Even when in Vegas I keep in touch with the outside world. I think this is so big that I wanted to get this on my blog. China disclosed that it has been buying gold diversifying some of its reserves. What does this mean and not mean. This does not mean that gold is about to sky rocket (though it may). What it means is that there is starting to be a subtle shift in world central bank thinking on gold. These tremors, these shifts is what as investors you have to pay attention to. Moody's annoucement that it may cut Great Britian's credit rating was such an anoucement. To me it was lke a cannon went off even if it was subtle. Now the Pound plumetted against the dollar before regaining all of it back in 24 hours. No short term impact but it is sighns, signals tat can point you in the right direction as you try to determine what the world is going to look like over the next several years. This China thing is subtle but follow the money, follow the shifts.
From the Financial Times
China has quietly almost doubled its gold reserves to become the world’s fifth-biggest holder of the precious metal, it emerged on Friday, in a move that signals the revival of bullion after years of fading importance.
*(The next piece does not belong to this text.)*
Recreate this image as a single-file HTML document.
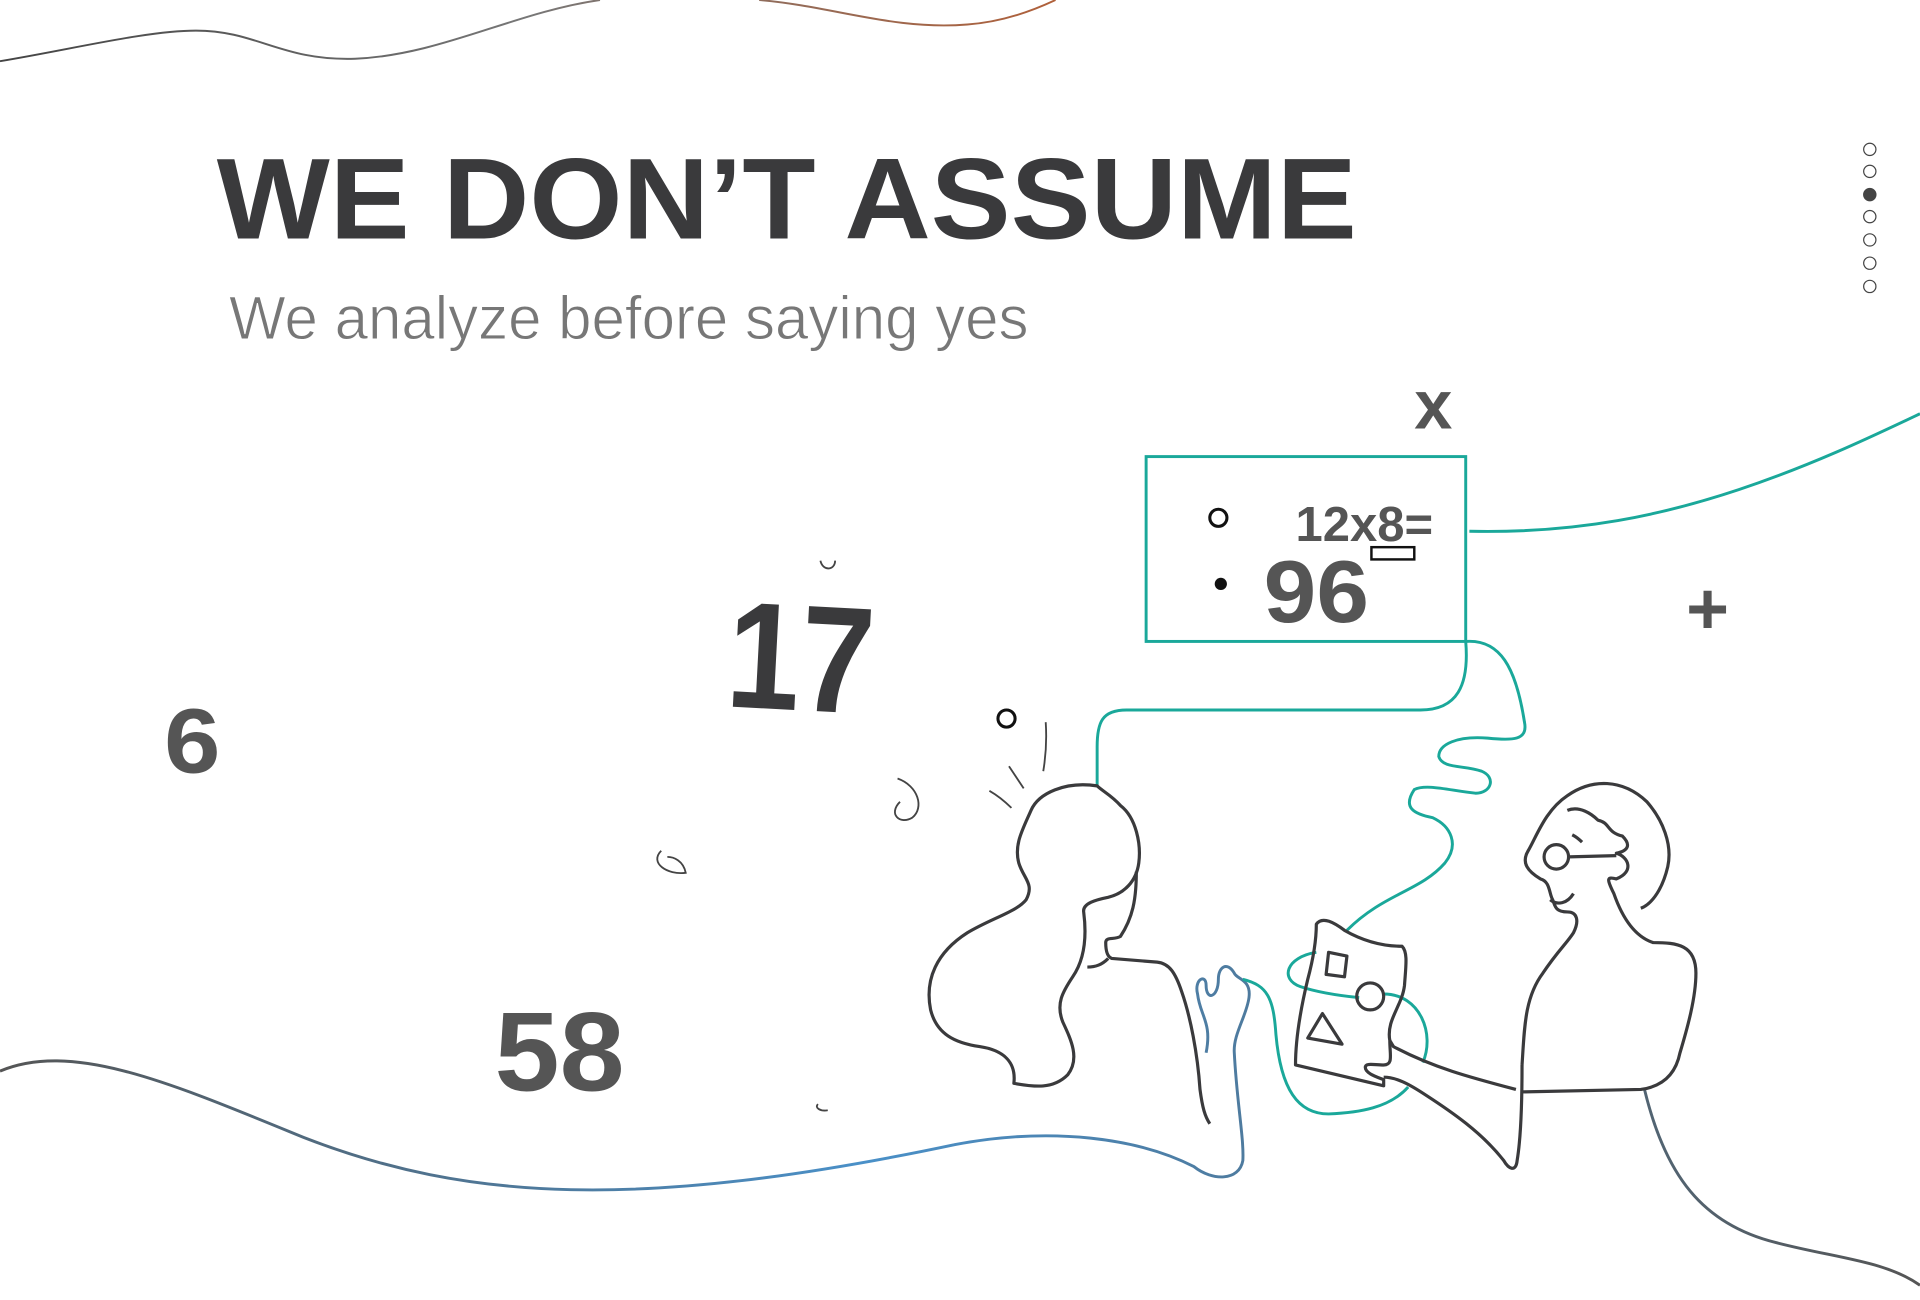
<!DOCTYPE html>
<html><head><meta charset="utf-8"><style>
html,body{margin:0;padding:0;background:#fff;width:1920px;height:1300px;overflow:hidden}
svg{display:block}
text{font-family:"Liberation Sans",sans-serif}
</style></head><body>
<svg width="1920" height="1300" viewBox="0 0 1568 1062" preserveAspectRatio="none" xmlns="http://www.w3.org/2000/svg">
<defs>
<linearGradient id="gtop" x1="0" x2="1"><stop offset="0" stop-color="#444"/><stop offset="0.5" stop-color="#777"/><stop offset="1" stop-color="#b0603a"/></linearGradient>
<linearGradient id="gbot" x1="0" x2="1"><stop offset="0" stop-color="#555"/><stop offset="0.45" stop-color="#4a90c8"/><stop offset="1" stop-color="#555"/></linearGradient>
</defs>
<path d="M0,50 C60,40 120,25 160,25 C210,25 230,50 290,48 C360,45 420,10 490,0 M620,0 C680,5 730,25 790,20 C820,18 845,8 862,0" fill="none" stroke="url(#gtop)" stroke-width="1.6"/>
<path d="M0,875 C60,850 140,885 250,930 C380,980 520,990 780,935 C860,920 930,930 975,953 C990,965 1012,965 1015,948 C1016,930 1010,900 1008,860 C1007,845 1018,830 1020,815 C1022,800 1010,800 1008,795 C1002,785 995,790 995,800 C995,815 985,818 985,805 C985,795 975,800 978,812 C980,830 990,835 985,860 M1343,890 C1360,960 1390,1000 1450,1015 C1500,1028 1540,1030 1568,1050" fill="none" stroke="url(#gbot)" stroke-width="2.4"/>
<path d="M1200,434 C1290,436 1360,420 1420,400 C1480,380 1530,356 1568,338" fill="none" stroke="#1aa89a" stroke-width="2.4"/>
<text x="177" y="195" font-size="94" font-weight="bold" fill="#3a3a3c" textLength="931" lengthAdjust="spacingAndGlyphs">WE DON’T ASSUME</text>
<text x="187" y="277" font-size="50" fill="#777" textLength="653" lengthAdjust="spacingAndGlyphs" stroke="#fff" stroke-width="0.8">We analyze before saying yes</text>
<g fill="none" stroke="#444" stroke-width="1">
<circle cx="1527" cy="122" r="5"/><circle cx="1527" cy="140" r="5"/><circle cx="1527" cy="159" r="5" fill="#444"/><circle cx="1527" cy="177" r="5"/><circle cx="1527" cy="196" r="5"/><circle cx="1527" cy="215" r="5"/><circle cx="1527" cy="234" r="5"/>
</g>
<text x="594" y="580" font-size="124" font-weight="bold" fill="#3a3a3c" textLength="120" lengthAdjust="spacingAndGlyphs" transform="rotate(3 650 535)">17</text>
<text x="134" y="631" font-size="75" font-weight="bold" fill="#555" textLength="46" lengthAdjust="spacingAndGlyphs">6</text>
<text x="404" y="891" font-size="92" font-weight="bold" fill="#555" textLength="106" lengthAdjust="spacingAndGlyphs">58</text>
<text x="1155" y="350" font-size="56" font-weight="bold" fill="#555">x</text>
<text x="1377" y="518" font-size="60" font-weight="bold" fill="#555">+</text>
<rect x="936" y="373" width="261" height="151" fill="none" stroke="#1aa89a" stroke-width="2.4"/>
<text x="1058" y="442" font-size="40" font-weight="bold" fill="#555">12x8=</text>
<text x="1032" y="508" font-size="72" font-weight="bold" fill="#555" textLength="86" lengthAdjust="spacingAndGlyphs">96</text>
<rect x="1120" y="447" width="35" height="10" fill="none" stroke="#111" stroke-width="2"/>
<circle cx="995" cy="423" r="7" fill="none" stroke="#111" stroke-width="2.5"/>
<circle cx="997" cy="477" r="5" fill="#111"/>
<circle cx="822" cy="587" r="7" fill="none" stroke="#111" stroke-width="2.5"/>
<g fill="none" stroke="#444" stroke-width="1.5">
<path d="M854,590 C855,605 854,618 852,630 M824,626 L836,644 M808,646 C815,650 820,654 826,660"/>
<path d="M733,636 C750,642 755,660 745,668 C735,674 725,665 735,655"/>
<path d="M540,695 C530,705 545,715 560,713 C558,703 550,700 545,700"/>
<path d="M670,458 C672,467 682,466 682,458 M668,902 C665,905 670,908 676,907"/>
</g>
<g fill="none" stroke="#1aa89a" stroke-width="2.4">
<path d="M1197,524 C1200,560 1190,580 1160,580 L920,580 C900,580 896,590 896,610 L896,642"/>
<path d="M1197,524 C1225,522 1238,545 1245,590 C1248,605 1235,605 1215,603 C1190,601 1175,608 1175,618 C1178,628 1195,625 1210,630 C1222,635 1218,648 1205,648 C1185,646 1165,640 1155,645 C1145,660 1155,665 1170,668 C1185,675 1192,690 1180,705 C1160,728 1130,730 1100,760"/>
<path d="M1075,778 C1050,782 1045,800 1062,806 C1080,812 1100,814 1110,815 M1130,812 C1160,812 1172,845 1162,868"/>
<path d="M1015,800 C1035,805 1040,815 1042,845 C1046,890 1060,910 1085,910 C1110,909 1135,905 1150,888"/>
</g>
<g fill="none" stroke="#3a3a3c" stroke-width="2.6" stroke-linejoin="round">
<path d="M896,642 C870,638 848,648 842,662 C835,678 828,690 832,705 C836,718 845,722 838,735 C830,745 810,750 790,762 C765,778 755,800 760,825 C765,845 780,852 800,855 C820,858 830,868 828,885 C845,888 860,890 872,878 C882,865 875,850 868,835 C862,820 868,810 876,798 C885,785 888,768 885,745 C884,738 895,735 905,733 C918,730 928,720 930,705 C932,690 928,668 915,658 C908,650 900,646 896,642 Z"/>
<path d="M928,712 C928,735 925,750 915,765 C910,768 903,765 903,770 C903,778 905,782 908,783 L945,786 C955,787 960,795 965,810 C972,830 978,860 980,890 C982,905 984,912 988,918"/>
<path d="M888,790 C895,790 900,788 905,783"/>
</g>
<g fill="none" stroke="#3a3a3c" stroke-width="2.6" stroke-linejoin="round">
<path d="M1243,870 C1245,840 1245,815 1260,795 C1272,777 1280,770 1285,762 C1290,752 1288,745 1280,745 C1270,745 1270,740 1268,735 C1265,730 1266,720 1258,718 C1248,712 1242,705 1248,695 C1255,683 1262,662 1280,650 C1300,636 1325,636 1345,655 C1358,670 1366,690 1362,708 C1358,725 1350,738 1340,742"/>
<path d="M1280,662 C1290,658 1300,665 1305,670 C1315,672 1312,680 1325,683 C1332,690 1330,695 1320,697 C1330,700 1335,712 1320,718 C1312,716 1312,718 1318,730 C1325,750 1335,765 1350,770 C1370,770 1385,772 1385,795 C1385,815 1378,840 1372,860 C1368,880 1355,888 1340,890 L1243,892"/>
<circle cx="1271" cy="700" r="10"/>
<path d="M1281,700 L1320,699 M1266,735 C1272,740 1280,738 1285,730 M1284,682 C1288,684 1290,686 1292,688"/>
<path d="M1243,870 C1243,900 1242,930 1239,948 C1238,958 1232,955 1228,948 C1210,925 1185,908 1165,895 C1150,885 1140,880 1130,880"/>
<path d="M1238,890 C1200,880 1170,872 1138,855 L1135,850"/>
<path d="M1075,755 C1080,748 1090,754 1098,760 C1112,768 1128,773 1145,773 C1150,778 1148,790 1147,805 C1145,822 1132,833 1135,850 C1135,862 1138,870 1130,870 C1122,870 1115,868 1115,872 C1115,877 1125,880 1130,882 L1130,887 L1058,870 C1058,850 1062,825 1068,800 C1072,785 1075,770 1075,755 Z"/>
<path d="M1085,778 L1100,781 L1098,798 L1083,796 Z"/>
<circle cx="1119" cy="814" r="11"/>
<path d="M1080,828 L1068,848 L1096,853 Z"/>
</g>
</svg>
</body></html>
Gold rose to a three-week high of more than $910 an ounce after Hu Xiaolian, head of the secretive State Administration of Foreign Exchange, which manages the country’s $1,954bn in foreign exchange reserves, revealed China had 1,054 tonnes of gold, up from 600 tonnes in 2003.
The news could spark interest in gold among other central banks. “When the largest holder of foreign exchange reserves discloses an increase in gold holdings, other countries may decide to think more carefully about underweight gold positions,” said John Reade, a precious metals strategist at UBS.
The increase in China’s gold reserves has come primarily from domestic production and refining. However, the news raises questions about the future of Beijing’s foreign reserves policy.
and....of course Europe's central governments were making brilliant moves
China’s accumulation of gold has taken place as European central banks have gradually cut back back gold sales following a 1999 agreement to prevent the market from being flooded after prices were dragged sharply lower after the UK decided to sell part of its reserves.
“China’s announcement signals a broader shift in central banks’ attitude towards gold,” said Philip Klapwijk, chairman of GFMS, the precious metal consultancy.
Russia has being an active buyer, following Beijing’s similar pattern of purchases from local miners. China became last year the world’s largest producer of gold, outranking South Africa.